最敬重我们的袁校长,她个子虽然不高,但很有些威严。每次看到她板着脸批评那些淘气的男孩子,我心里就有种惧怕,总是远远地绕道而行。可是,有一件事情让我彻底改变了对她的印象。那是有一次学校组织打预防针,因为我从小就害怕打针,加上那天早上没有吃早饭,所以针还没打完,人就晕倒了。袁校长听到这个消息,立刻赶到我的教室,个子不到一米五的她,一把抱起我,三步并作两步地抱到她的床上,又忙不迭地泡红糖水,一勺一勺地喂我喝,直到我醒过来。后来听老师和同学说起这些,我当时怎么也想不明白,矮小的袁校长哪来那么大的气力。不过,从那以后,袁校长在我心里一下子变得亲切起来,以后每次看到她,我再也不躲,还会大声问候“袁校长好”。而今,身为校长的我每次回想这段往事的时候,总会深深地感叹:哪里是袁校长的力气大,那是她作为教师的爱和责任啊!现在的我,总是把每一个学生当成自己的孩子来看待,我想,这就是当年那份爱的传递吧。

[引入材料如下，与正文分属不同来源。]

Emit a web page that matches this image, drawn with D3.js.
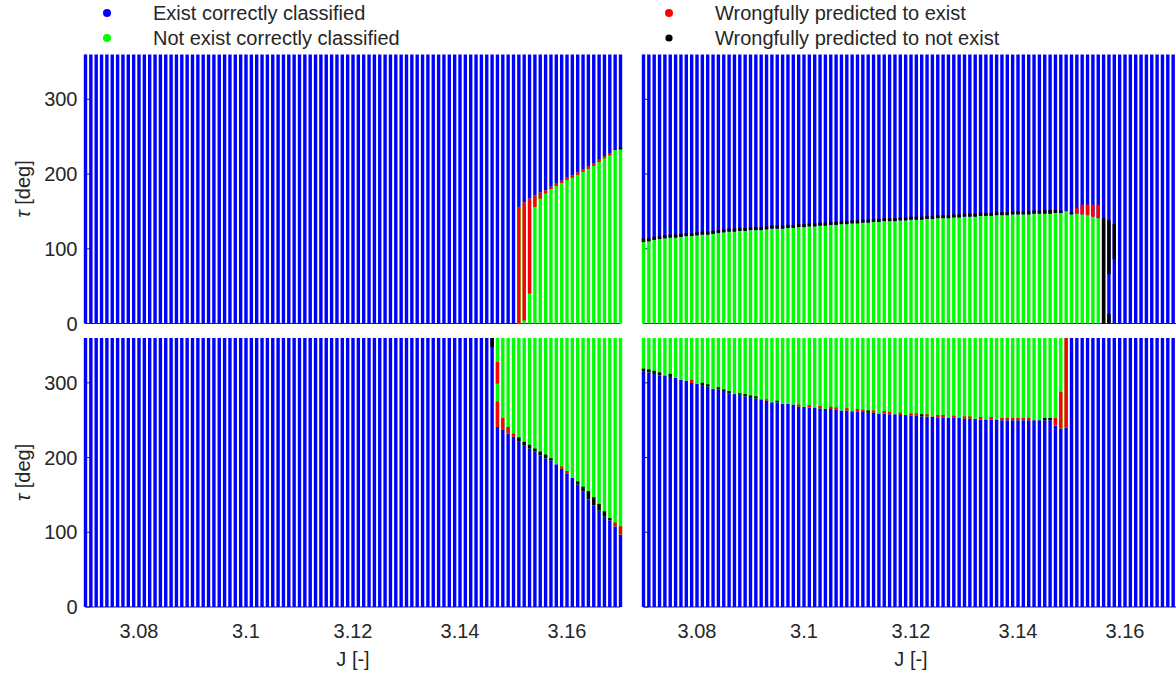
<!DOCTYPE html>
<html><head><meta charset="utf-8">
<script src="https://cdn.jsdelivr.net/npm/d3@7"></script>
<style>
body{margin:0;background:#fff}
svg{display:block}
text{font-family:"Liberation Sans",Arial,Helvetica,sans-serif;fill:#262626}
</style>
</head><body>
<svg id="chart" width="1176" height="674"></svg>
<script>
// ---------------- DATA ----------------
// J grid (one stripe of tau samples per J value)
const jValues = d3.range(3070, 3171).map(d => d / 1000);
const xTicks = [3.08, 3.1, 3.12, 3.14, 3.16];
const yTicks = [0, 100, 200, 300];
const classKeys = ["exist", "notExist", "falsePos", "falseNeg"];
const classLabels = ["Exist correctly classified", "Not exist correctly classified",
                     "Wrongfully predicted to exist", "Wrongfully predicted to not exist"];
const classColors = ["#0000ff", "#00ff00", "#ff0000", "#000000"];

// Top-left: boundary tau per J (notExist below, exist above)
const tlEdge = [[3.151,156],[3.152,162],[3.153,167],[3.154,171],[3.155,175],[3.156,178],[3.157,183],
  [3.158,187],[3.159,191],[3.160,195],[3.161,198],[3.162,202],[3.163,206],[3.164,210],[3.165,214],
  [3.166,219],[3.167,224],[3.168,228],[3.169,232],[3.170,236]];
const tlErrors = [[3.151,0,156,"falsePos"],[3.152,4,162,"falsePos"],[3.153,40,167,"falsePos"],
  [3.154,156,171,"falsePos"],[3.155,167,175,"falsePos"],[3.156,174,178,"falsePos"],[3.157,180,183,"falsePos"],
  [3.158,184,187,"falsePos"],[3.159,188,191,"falsePos"],[3.160,192,195,"falsePos"],[3.161,195,198,"falsePos"],
  [3.162,199,202,"falsePos"],[3.163,203,206,"falsePos"],[3.164,207,210,"falsePos"],[3.165,211,214,"falsePos"],
  [3.166,216,219,"falsePos"],[3.167,221,224,"falsePos"],[3.168,225,228,"falsePos"],[3.170,233,236,"falseNeg"]];

// Top-right: boundary tau from J=3.070 onward (notExist below, exist above)
const trEdgeTau = [109,110,112,113,114,115,115,116,117,117,
  118,119,119,120,121,122,123,123,124,124,
  125,125,125,126,127,127,127,128,128,129,
  129,130,130,131,131,132,132,133,133,134,
  134,135,135,136,136,137,137,137,138,138,
  139,139,139,140,140,141,141,141,142,142,
  143,143,143,144,144,144,145,145,145,146,
  146,146,146,147,147,147,147,148,148,150,
  146,147,146,145,143,141];
// Top of the black misclassified cap above the boundary, from J=3.070 onward
const trCapTau = [114,114,116,117,118,119,119,120,121,121,
  122,123,123,124,125,126,127,127,128,128,
  129,129,129,130,131,131,131,132,132,133,
  133,134,134,135,135,136,136,137,137,138,
  138,139,139,140,140,141,141,141,142,142,
  143,143,143,144,144,145,145,145,146,146,
  147,147,147,148,148,148,149,149,149,150,
  150,150,150,151,151,152,152,152,151,null,149];
const trErrors = [[3.151,147,155,"falsePos"],[3.152,146,159,"falsePos"],[3.153,145,159,"falsePos"],
  [3.154,143,159,"falsePos"],[3.155,141,159,"falsePos"],[3.156,0,141,"falseNeg"],
  [3.157,66,138,"falseNeg"],[3.157,0,13,"falseNeg"],[3.158,86,133,"falseNeg"]];

// Bottom-left: boundary tau per J (exist below, notExist above)
const blEdge = [[3.146,360],[3.147,241],[3.148,237],[3.149,232],[3.150,228],[3.151,222],[3.152,216],
  [3.153,212],[3.154,208],[3.155,203],[3.156,199],[3.157,196],[3.158,191],[3.159,185],[3.160,179],
  [3.161,173],[3.162,164],[3.163,155],[3.164,144],[3.165,136],[3.166,129],[3.167,121],[3.168,116],
  [3.169,108],[3.170,97]];
const blErrors = [[3.146,348,360,"falseNeg"],[3.147,241,275,"falsePos"],[3.147,299,328,"falsePos"],
  [3.148,237,253,"falsePos"],[3.149,232,241,"falsePos"],[3.150,228,232,"falsePos"],
  [3.151,222,227,"falseNeg"],[3.152,216,221,"falseNeg"],[3.153,212,217,"falseNeg"],
  [3.154,208,212,"falseNeg"],[3.155,203,208,"falseNeg"],[3.156,199,204,"falseNeg"],
  [3.157,196,199,"falseNeg"],[3.159,185,188,"falsePos"],[3.160,179,182,"falsePos"],
  [3.162,164,168,"falseNeg"],[3.163,155,161,"falseNeg"],[3.164,144,155,"falseNeg"],
  [3.165,136,147,"falseNeg"],[3.166,129,138,"falseNeg"],[3.167,121,128,"falseNeg"],
  [3.168,116,119,"falseNeg"],[3.169,108,113,"falsePos"],[3.170,97,108,"falsePos"]];

// Bottom-right: boundary tau from J=3.070 onward (exist below, notExist above)
const brEdgeTau = [315,314,312,310,310,308,307,304,303,300,
  299,297,295,292,291,288,286,285,284,282,
  280,279,278,276,274,274,272,272,271,268,
  268,267,267,266,265,265,264,263,263,262,
  262,261,260,260,259,259,258,258,257,257,
  256,256,255,255,255,254,254,253,253,253,
  252,252,252,251,251,251,251,250,250,250,
  250,250,250,250,250,250,250,243,239,240];
const brErrors = [[3.070,315,319,"falseNeg"],[3.071,314,318,"falseNeg"],[3.072,312,316,"falseNeg"],
  [3.073,310,314,"falseNeg"],[3.075,308,312,"falseNeg"],[3.079,300,304,"falsePos"],
  [3.081,297,300,"falseNeg"],[3.082,295,298,"falseNeg"],[3.084,291,294,"falseNeg"],
  [3.085,288,291,"falseNeg"],[3.086,286,289,"falseNeg"],[3.088,284,286,"falseNeg"],
  [3.089,282,285,"falseNeg"],[3.090,280,283,"falseNeg"],[3.091,279,282,"falseNeg"],
  [3.093,276,278,"falsePos"],[3.095,274,276,"falseNeg"],[3.099,268,271,"falsePos"],
  [3.101,267,270,"falsePos"],[3.103,266,269,"falsePos"],[3.105,265,268,"falsePos"],
  [3.106,264,267,"falsePos"],[3.108,263,266,"falsePos"],[3.110,262,265,"falsePos"],
  [3.111,261,264,"falsePos"],[3.112,260,263,"falseNeg"],[3.113,260,263,"falsePos"],
  [3.115,259,262,"falsePos"],[3.116,258,261,"falsePos"],[3.118,257,260,"falsePos"],
  [3.120,256,259,"falsePos"],[3.121,256,259,"falsePos"],[3.122,255,258,"falseNeg"],
  [3.123,255,258,"falsePos"],[3.125,254,257,"falsePos"],[3.126,254,257,"falsePos"],
  [3.128,253,256,"falsePos"],[3.130,252,255,"falsePos"],[3.131,252,255,"falsePos"],
  [3.133,251,254,"falsePos"],[3.135,251,254,"falsePos"],[3.137,250,253,"falsePos"],
  [3.138,250,253,"falsePos"],[3.139,250,253,"falsePos"],[3.140,250,253,"falsePos"],
  [3.141,250,253,"falsePos"],[3.142,250,253,"falsePos"],[3.145,250,253,"falseNeg"],
  [3.146,250,253,"falseNeg"],[3.147,243,253,"falsePos"],[3.148,239,288,"falsePos"],
  [3.149,240,360,"falsePos"]];

// ---------------- BUILD ----------------
const colorOf = d3.scaleOrdinal().domain(classKeys).range(classColors);
const zip = (arr) => arr.map((t, i) => [jValues[i], t]);
const capErrors = trCapTau.map((c, i) => c == null ? null : [jValues[i], trEdgeTau[i], c, "falseNeg"]).filter(d => d);

const panels = [
  {x: [85.5, 620.5], y: [323.5, 54.5], edge: tlEdge, low: "notExist", high: "exist", errors: tlErrors, yLabels: true, xLabels: false},
  {x: [643.5, 1178.5], y: [323.5, 54.5], edge: zip(trEdgeTau), low: "notExist", high: "exist", errors: capErrors.concat(trErrors), yLabels: false, xLabels: false},
  {x: [85.5, 620.5], y: [607, 338], edge: blEdge, low: "exist", high: "notExist", errors: blErrors, yLabels: true, xLabels: true},
  {x: [643.5, 1178.5], y: [607, 338], edge: zip(brEdgeTau), low: "exist", high: "notExist", errors: brErrors, yLabels: false, xLabels: true}
];

const svg = d3.select("#chart");
const key = j => Math.round(j * 1000);
const stripeW = 3.4;

panels.forEach(p => {
  const x = d3.scaleLinear().domain([3.07, 3.17]).range(p.x);
  const y = d3.scaleLinear().domain([0, 360]).range(p.y);
  const g = svg.append("g");
  const edgeMap = new Map(p.edge.map(d => [key(d[0]), d[1]]));

  // axis lines and inward ticks (drawn beneath the markers)
  g.append("line").attr("x1", p.x[0]).attr("x2", p.x[1]).attr("y1", p.y[0]).attr("y2", p.y[0])
    .attr("stroke", "#262626").attr("stroke-width", 1);
  g.append("line").attr("x1", p.x[0]).attr("x2", p.x[0]).attr("y1", p.y[0]).attr("y2", p.y[1])
    .attr("stroke", "#262626").attr("stroke-width", 1);
  g.selectAll(".yt").data(yTicks).join("line")
    .attr("x1", p.x[0]).attr("x2", p.x[0] + 5).attr("y1", d => y(d)).attr("y2", d => y(d))
    .attr("stroke", "#262626");
  g.selectAll(".xt").data(xTicks).join("line")
    .attr("x1", d => x(d)).attr("x2", d => x(d)).attr("y1", p.y[0]).attr("y2", p.y[0] - 5)
    .attr("stroke", "#262626");

  const segs = [];
  jValues.forEach(j => {
    const e = edgeMap.get(key(j));
    if (e === undefined) segs.push([j, 0, 360, "exist"]);
    else {
      if (e > 0) segs.push([j, 0, e, p.low]);
      if (e < 360) segs.push([j, e, 360, p.high]);
    }
  });
  const all = segs.concat(p.errors);
  g.selectAll("rect.s").data(all).join("rect")
    .attr("x", d => x(d[0]) - stripeW / 2)
    .attr("width", stripeW)
    .attr("y", d => y(d[2]))
    .attr("height", d => y(d[1]) - y(d[2]))
    .attr("fill", d => colorOf(d[3]));

  if (p.yLabels) {
    g.selectAll(".yl").data(yTicks).join("text")
      .attr("x", p.x[0] - 8).attr("y", d => y(d) + 7)
      .attr("text-anchor", "end").attr("font-size", 20).text(d => d);
    g.append("text").attr("transform", `translate(30,${(p.y[0] + p.y[1]) / 2}) rotate(-90)`)
      .attr("text-anchor", "middle").attr("font-size", 20)
      .html('<tspan font-style="italic">τ</tspan> [deg]');
  }
  if (p.xLabels) {
    g.selectAll(".xl").data(xTicks).join("text")
      .attr("x", d => x(d)).attr("y", 638)
      .attr("text-anchor", "middle").attr("font-size", 20).text(d => d3.format("")(d));
    g.append("text").attr("x", (p.x[0] + p.x[1]) / 2).attr("y", 666)
      .attr("text-anchor", "middle").attr("font-size", 20).text("J [-]");
  }
});

// legend
const legendPos = [[107, 13], [107, 38], [669, 13], [669, 38]];
const lg = svg.append("g");
classKeys.forEach((k, i) => {
  lg.append("circle").attr("cx", legendPos[i][0]).attr("cy", legendPos[i][1])
    .attr("r", k === "falseNeg" ? 3.6 : 4).attr("fill", colorOf(k));
  lg.append("text").attr("x", legendPos[i][0] + 46).attr("y", legendPos[i][1] + 7)
    .attr("font-size", 20).text(classLabels[i]);
});
</script>
</body></html>
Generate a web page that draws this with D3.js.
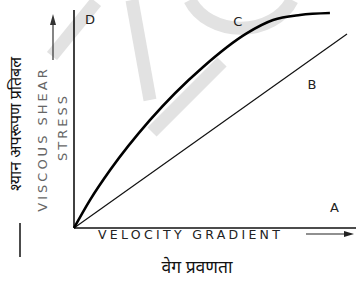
<!DOCTYPE html>
<html>
<head>
<meta charset="utf-8">
<script src="https://cdn.jsdelivr.net/npm/d3@7"></script>
<style>
  body { margin: 0; background: #fff; }
  svg { display: block; font-family: "DejaVu Sans", sans-serif; }
</style>
</head>
<body>
<div id="chart"></div>
<script>
// curve C (thick) - velocity gradient vs shear stress
const curveX = [0, 0.57, 1.29, 2.71, 4.61, 6.18, 7.11, 8.07, 9.14];
const curveY = [0, 1.28, 2.66, 4.95, 7.39, 8.94, 9.54, 9.77, 9.86];
// line B (newtonian)
const lineX = [0, 9.75];
const lineY = [0, 8.9];
// curve labels
const labelNames = ['A', 'B', 'C', 'D'];
const labelX = [9.3, 8.5, 5.85, 0.57];
const labelY = [0.95, 6.6, 9.45, 9.55];

const W = 356, H = 282;
const svg = d3.select('#chart').append('svg').attr('width', W).attr('height', H);

const x = d3.scaleLinear().domain([0, 10]).range([74, 354]);
const y = d3.scaleLinear().domain([0, 10]).range([228, 10]);

// faint watermark behind
const wm = svg.append('g').attr('fill', 'none').attr('stroke', '#e2e2e2').attr('stroke-width', 13);
wm.append('path').attr('d', 'M52,56 L96,2');
wm.append('path').attr('d', 'M132,0 L150,100');
wm.append('path').attr('d', 'M222,62 L152,132');
wm.append('path').attr('d', 'M190,0 A55,45 0 0 0 292,0');

// axes (no ticks)
svg.append('line').attr('x1', x(0)).attr('x2', x(0)).attr('y1', y(10)).attr('y2', y(0))
  .attr('stroke', '#111').attr('stroke-width', 1.6);
svg.append('line').attr('x1', x(0)).attr('x2', W).attr('y1', y(0)).attr('y2', y(0))
  .attr('stroke', '#111').attr('stroke-width', 1.6);

const line = d3.line().x(d => x(d[0])).y(d => y(d[1]));

svg.append('path').datum(lineX.map((v, i) => [v, lineY[i]]))
  .attr('d', line).attr('fill', 'none').attr('stroke', '#111').attr('stroke-width', 1.2);

svg.append('path').datum(curveX.map((v, i) => [v, curveY[i]]))
  .attr('d', line.curve(d3.curveMonotoneX)).attr('fill', 'none')
  .attr('stroke', '#000').attr('stroke-width', 2.6);

svg.selectAll('.lbl').data(labelNames).enter().append('text')
  .attr('class', 'lbl')
  .attr('x', (d, i) => x(labelX[i])).attr('y', (d, i) => y(labelY[i]))
  .attr('text-anchor', 'middle').attr('dominant-baseline', 'central')
  .attr('font-size', 13).attr('fill', '#222').text(d => d);

// x axis title
svg.append('text').attr('x', 98).attr('y', 239)
  .attr('font-size', 12.5).attr('letter-spacing', 3.3).attr('fill', '#222')
  .text('VELOCITY GRADIENT');
svg.append('line').attr('x1', 306).attr('x2', 348).attr('y1', 234).attr('y2', 234)
  .attr('stroke', '#222').attr('stroke-width', 1.2);
svg.append('path').attr('d', 'M354,234 L344,231 L344,237 Z').attr('fill', '#222');

svg.append('text').attr('x', 197).attr('y', 273).attr('text-anchor', 'middle')
  .attr('font-family', '"Noto Sans", sans-serif').attr('font-size', 17.5).attr('fill', '#111')
  .text('वेग प्रवणता');

// y axis title
svg.append('text').attr('transform', 'translate(47,139) rotate(-90)')
  .attr('text-anchor', 'middle')
  .attr('font-size', 13).attr('letter-spacing', 3).attr('fill', '#666')
  .text('VISCOUS SHEAR');
svg.append('text').attr('transform', 'translate(67,127) rotate(-90)')
  .attr('text-anchor', 'middle')
  .attr('font-size', 13).attr('letter-spacing', 3).attr('fill', '#666')
  .text('STRESS');
svg.append('line').attr('x1', 53).attr('x2', 53).attr('y1', 60).attr('y2', 22)
  .attr('stroke', '#333').attr('stroke-width', 1.2);
svg.append('path').attr('d', 'M53,14 L50,25 L56,25 Z').attr('fill', '#333');

svg.append('text').attr('transform', 'translate(21,124) rotate(-90)')
  .attr('text-anchor', 'middle')
  .attr('font-family', '"Noto Sans", sans-serif').attr('font-size', 16).attr('fill', '#111')
  .text('श्यान अपरूपण प्रतिबल');
svg.append('line').attr('x1', 20).attr('x2', 20).attr('y1', 223).attr('y2', 257)
  .attr('stroke', '#111').attr('stroke-width', 1.5);
</script>
</body>
</html>
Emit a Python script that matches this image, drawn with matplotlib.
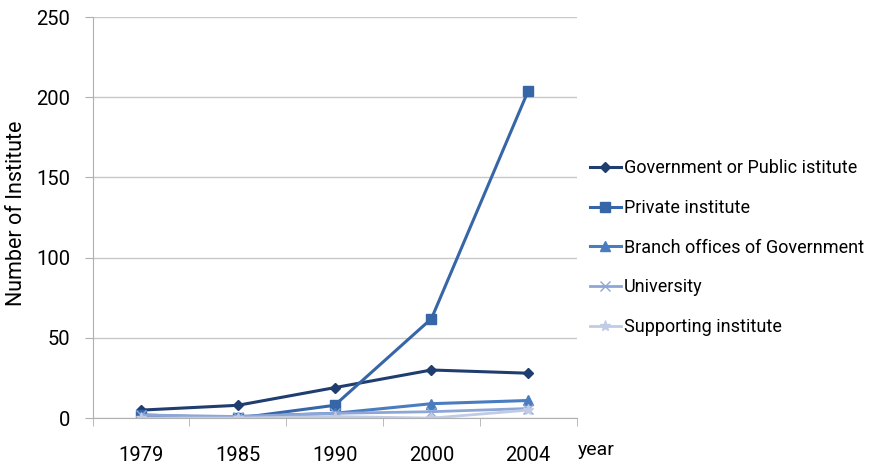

最感谢夏老师,夏老师是响应毛主席提出的“知识青年上山下乡”的伟大号召,从长沙下放到我们这个村小来的。尽管只教了我一年,可她给我带来了不一样的天空。是她告诉我们要说好普通话,是她告诉我们要读些课外书,还是她告诉我们要多看看外面的世界。我小学毕业后,听说夏老师不久也返城了,从此我再也没有见过她。现在想来,夏老师应该已是古稀之年。如果今生还有机会见到夏老师,我一定要亲口告诉她,当年她为我播撒的阅读种子,现在已经在我心里生根、发芽、开花、结果。
时过境迁,昔日的天鹅山小学早已经变成了一所县重点小学,学校的格局也完全改变,学校的老师也都更新换代了。可每次回老家探望父母的时候,我都要在学校门口停一会车。我只想透过岁月的窗户去找寻属于我的小学记忆。我深深地知道,这种追寻永远不会停止。
因为,那些人,那些事,那段岁月,已经深深地印刻在我的心灵版图上。